Begin Task material

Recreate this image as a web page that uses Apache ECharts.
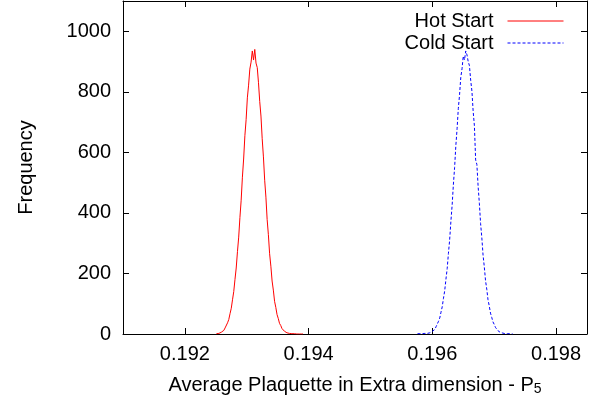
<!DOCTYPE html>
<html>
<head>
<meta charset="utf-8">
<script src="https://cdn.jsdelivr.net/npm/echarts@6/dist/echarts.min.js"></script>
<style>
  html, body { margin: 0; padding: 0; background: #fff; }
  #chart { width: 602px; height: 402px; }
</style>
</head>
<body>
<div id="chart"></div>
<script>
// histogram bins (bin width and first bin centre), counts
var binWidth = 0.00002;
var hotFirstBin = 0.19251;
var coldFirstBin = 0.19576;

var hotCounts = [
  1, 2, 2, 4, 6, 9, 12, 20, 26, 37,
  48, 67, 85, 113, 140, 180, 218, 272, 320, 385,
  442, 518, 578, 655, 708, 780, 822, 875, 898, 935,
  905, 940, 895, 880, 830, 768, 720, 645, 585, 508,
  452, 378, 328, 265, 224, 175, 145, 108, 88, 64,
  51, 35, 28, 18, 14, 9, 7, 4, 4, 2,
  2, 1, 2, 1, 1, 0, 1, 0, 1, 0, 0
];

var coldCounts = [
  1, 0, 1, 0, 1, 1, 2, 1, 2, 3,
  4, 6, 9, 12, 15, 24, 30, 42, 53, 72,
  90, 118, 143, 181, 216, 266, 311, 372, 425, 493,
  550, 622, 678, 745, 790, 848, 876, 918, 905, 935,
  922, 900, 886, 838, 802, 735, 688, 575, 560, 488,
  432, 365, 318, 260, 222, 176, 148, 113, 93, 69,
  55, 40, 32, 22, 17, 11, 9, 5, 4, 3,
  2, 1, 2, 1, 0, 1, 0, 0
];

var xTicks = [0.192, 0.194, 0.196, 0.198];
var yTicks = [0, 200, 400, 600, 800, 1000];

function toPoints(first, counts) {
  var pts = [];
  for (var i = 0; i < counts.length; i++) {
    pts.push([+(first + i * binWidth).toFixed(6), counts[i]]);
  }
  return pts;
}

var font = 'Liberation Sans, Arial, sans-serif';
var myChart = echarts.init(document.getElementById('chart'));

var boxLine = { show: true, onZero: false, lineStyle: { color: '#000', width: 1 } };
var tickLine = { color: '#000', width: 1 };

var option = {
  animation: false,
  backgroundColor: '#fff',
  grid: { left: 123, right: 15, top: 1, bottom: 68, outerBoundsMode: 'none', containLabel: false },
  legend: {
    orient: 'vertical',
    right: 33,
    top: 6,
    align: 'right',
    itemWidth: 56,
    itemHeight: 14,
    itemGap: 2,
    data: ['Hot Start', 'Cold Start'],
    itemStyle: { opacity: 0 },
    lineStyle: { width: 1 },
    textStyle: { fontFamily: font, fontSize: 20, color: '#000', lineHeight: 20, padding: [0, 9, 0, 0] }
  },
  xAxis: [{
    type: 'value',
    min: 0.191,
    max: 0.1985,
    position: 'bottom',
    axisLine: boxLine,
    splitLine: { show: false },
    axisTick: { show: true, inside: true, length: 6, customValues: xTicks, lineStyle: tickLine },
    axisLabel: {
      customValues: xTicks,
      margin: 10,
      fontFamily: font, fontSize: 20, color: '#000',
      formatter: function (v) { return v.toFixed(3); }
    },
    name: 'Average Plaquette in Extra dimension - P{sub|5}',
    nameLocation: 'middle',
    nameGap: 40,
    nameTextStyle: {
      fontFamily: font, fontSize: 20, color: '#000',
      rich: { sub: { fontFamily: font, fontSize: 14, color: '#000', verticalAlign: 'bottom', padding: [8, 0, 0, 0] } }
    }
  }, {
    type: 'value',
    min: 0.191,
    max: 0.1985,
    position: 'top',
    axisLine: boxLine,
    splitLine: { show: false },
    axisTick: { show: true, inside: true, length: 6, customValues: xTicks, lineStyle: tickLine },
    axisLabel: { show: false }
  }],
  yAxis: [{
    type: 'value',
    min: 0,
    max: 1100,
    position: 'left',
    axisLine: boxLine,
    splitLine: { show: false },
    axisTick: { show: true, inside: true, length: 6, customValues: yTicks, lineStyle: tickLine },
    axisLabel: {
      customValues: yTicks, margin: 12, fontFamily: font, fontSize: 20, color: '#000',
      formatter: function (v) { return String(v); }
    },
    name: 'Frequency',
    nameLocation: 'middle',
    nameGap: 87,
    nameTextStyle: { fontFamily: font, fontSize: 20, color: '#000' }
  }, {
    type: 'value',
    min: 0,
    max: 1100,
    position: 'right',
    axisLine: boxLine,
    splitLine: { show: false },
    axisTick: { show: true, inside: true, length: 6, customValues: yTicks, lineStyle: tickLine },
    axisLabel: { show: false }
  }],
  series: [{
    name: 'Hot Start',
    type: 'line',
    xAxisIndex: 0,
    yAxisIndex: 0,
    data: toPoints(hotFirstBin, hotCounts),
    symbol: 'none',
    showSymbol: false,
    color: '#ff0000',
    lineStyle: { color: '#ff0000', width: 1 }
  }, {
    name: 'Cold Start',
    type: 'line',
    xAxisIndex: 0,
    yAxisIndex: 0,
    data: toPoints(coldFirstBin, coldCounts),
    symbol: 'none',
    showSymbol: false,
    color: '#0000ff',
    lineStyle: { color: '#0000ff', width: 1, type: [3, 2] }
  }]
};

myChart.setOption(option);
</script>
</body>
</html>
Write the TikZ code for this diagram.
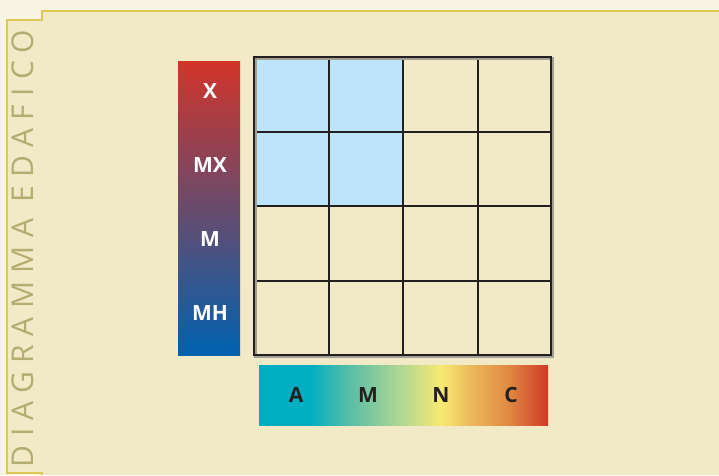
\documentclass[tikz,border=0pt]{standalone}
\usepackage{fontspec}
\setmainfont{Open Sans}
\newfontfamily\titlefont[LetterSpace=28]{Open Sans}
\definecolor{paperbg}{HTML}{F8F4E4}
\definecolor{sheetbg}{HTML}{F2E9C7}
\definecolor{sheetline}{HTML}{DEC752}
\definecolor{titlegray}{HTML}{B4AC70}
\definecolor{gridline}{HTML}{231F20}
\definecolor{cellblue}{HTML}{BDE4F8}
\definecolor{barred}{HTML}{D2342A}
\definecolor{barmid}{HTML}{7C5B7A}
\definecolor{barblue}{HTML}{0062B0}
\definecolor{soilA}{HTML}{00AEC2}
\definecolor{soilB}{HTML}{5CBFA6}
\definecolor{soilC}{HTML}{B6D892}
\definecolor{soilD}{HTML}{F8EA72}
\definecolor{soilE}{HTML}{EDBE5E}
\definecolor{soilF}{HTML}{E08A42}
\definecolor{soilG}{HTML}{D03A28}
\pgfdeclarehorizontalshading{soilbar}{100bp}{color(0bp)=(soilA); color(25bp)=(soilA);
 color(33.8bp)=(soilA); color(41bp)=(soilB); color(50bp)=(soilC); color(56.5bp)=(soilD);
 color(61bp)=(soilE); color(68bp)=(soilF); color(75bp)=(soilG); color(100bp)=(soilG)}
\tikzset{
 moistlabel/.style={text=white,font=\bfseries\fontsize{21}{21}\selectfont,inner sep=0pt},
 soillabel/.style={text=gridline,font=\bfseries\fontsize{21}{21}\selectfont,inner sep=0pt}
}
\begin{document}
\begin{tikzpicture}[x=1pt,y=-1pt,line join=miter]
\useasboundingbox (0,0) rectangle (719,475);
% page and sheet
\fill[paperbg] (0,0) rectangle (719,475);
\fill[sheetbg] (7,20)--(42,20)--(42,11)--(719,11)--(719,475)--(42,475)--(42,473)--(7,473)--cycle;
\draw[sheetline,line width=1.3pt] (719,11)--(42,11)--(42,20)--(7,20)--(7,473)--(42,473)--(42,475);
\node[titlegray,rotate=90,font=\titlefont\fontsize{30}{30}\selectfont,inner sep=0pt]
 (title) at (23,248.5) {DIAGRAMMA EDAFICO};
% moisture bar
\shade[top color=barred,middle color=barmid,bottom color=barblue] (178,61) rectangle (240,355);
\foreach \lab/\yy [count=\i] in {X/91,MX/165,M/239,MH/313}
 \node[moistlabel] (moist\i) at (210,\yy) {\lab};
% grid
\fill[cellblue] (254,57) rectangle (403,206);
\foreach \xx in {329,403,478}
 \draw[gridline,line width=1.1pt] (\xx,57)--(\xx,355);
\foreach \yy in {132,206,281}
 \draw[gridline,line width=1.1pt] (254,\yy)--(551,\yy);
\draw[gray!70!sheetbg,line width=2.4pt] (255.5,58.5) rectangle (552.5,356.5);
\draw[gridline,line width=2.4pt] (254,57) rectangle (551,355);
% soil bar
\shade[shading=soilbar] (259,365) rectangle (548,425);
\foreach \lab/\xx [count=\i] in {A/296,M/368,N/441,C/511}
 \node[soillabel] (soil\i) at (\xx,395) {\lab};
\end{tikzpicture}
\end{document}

End Task material

▸ **Work to complete**
Exactly restate the lines from the beginning of the data through the line with "var myChart = echarts.init(document.getElementById('chart'));", and no others, keeping pictures out.

▸ **The completed task**
Recreate this image as a web page that uses Apache ECharts.
<!DOCTYPE html>
<html>
<head>
<meta charset="utf-8">
<script src="https://cdn.jsdelivr.net/npm/echarts@6/dist/echarts.min.js"></script>
<style>
  html, body { margin: 0; padding: 0; background: #fff; }
  #chart { width: 602px; height: 402px; }
</style>
</head>
<body>
<div id="chart"></div>
<script>
// histogram bins (bin width and first bin centre), counts
var binWidth = 0.00002;
var hotFirstBin = 0.19251;
var coldFirstBin = 0.19576;

var hotCounts = [
  1, 2, 2, 4, 6, 9, 12, 20, 26, 37,
  48, 67, 85, 113, 140, 180, 218, 272, 320, 385,
  442, 518, 578, 655, 708, 780, 822, 875, 898, 935,
  905, 940, 895, 880, 830, 768, 720, 645, 585, 508,
  452, 378, 328, 265, 224, 175, 145, 108, 88, 64,
  51, 35, 28, 18, 14, 9, 7, 4, 4, 2,
  2, 1, 2, 1, 1, 0, 1, 0, 1, 0, 0
];

var coldCounts = [
  1, 0, 1, 0, 1, 1, 2, 1, 2, 3,
  4, 6, 9, 12, 15, 24, 30, 42, 53, 72,
  90, 118, 143, 181, 216, 266, 311, 372, 425, 493,
  550, 622, 678, 745, 790, 848, 876, 918, 905, 935,
  922, 900, 886, 838, 802, 735, 688, 575, 560, 488,
  432, 365, 318, 260, 222, 176, 148, 113, 93, 69,
  55, 40, 32, 22, 17, 11, 9, 5, 4, 3,
  2, 1, 2, 1, 0, 1, 0, 0
];

var xTicks = [0.192, 0.194, 0.196, 0.198];
var yTicks = [0, 200, 400, 600, 800, 1000];

function toPoints(first, counts) {
  var pts = [];
  for (var i = 0; i < counts.length; i++) {
    pts.push([+(first + i * binWidth).toFixed(6), counts[i]]);
  }
  return pts;
}

var font = 'Liberation Sans, Arial, sans-serif';
var myChart = echarts.init(document.getElementById('chart'));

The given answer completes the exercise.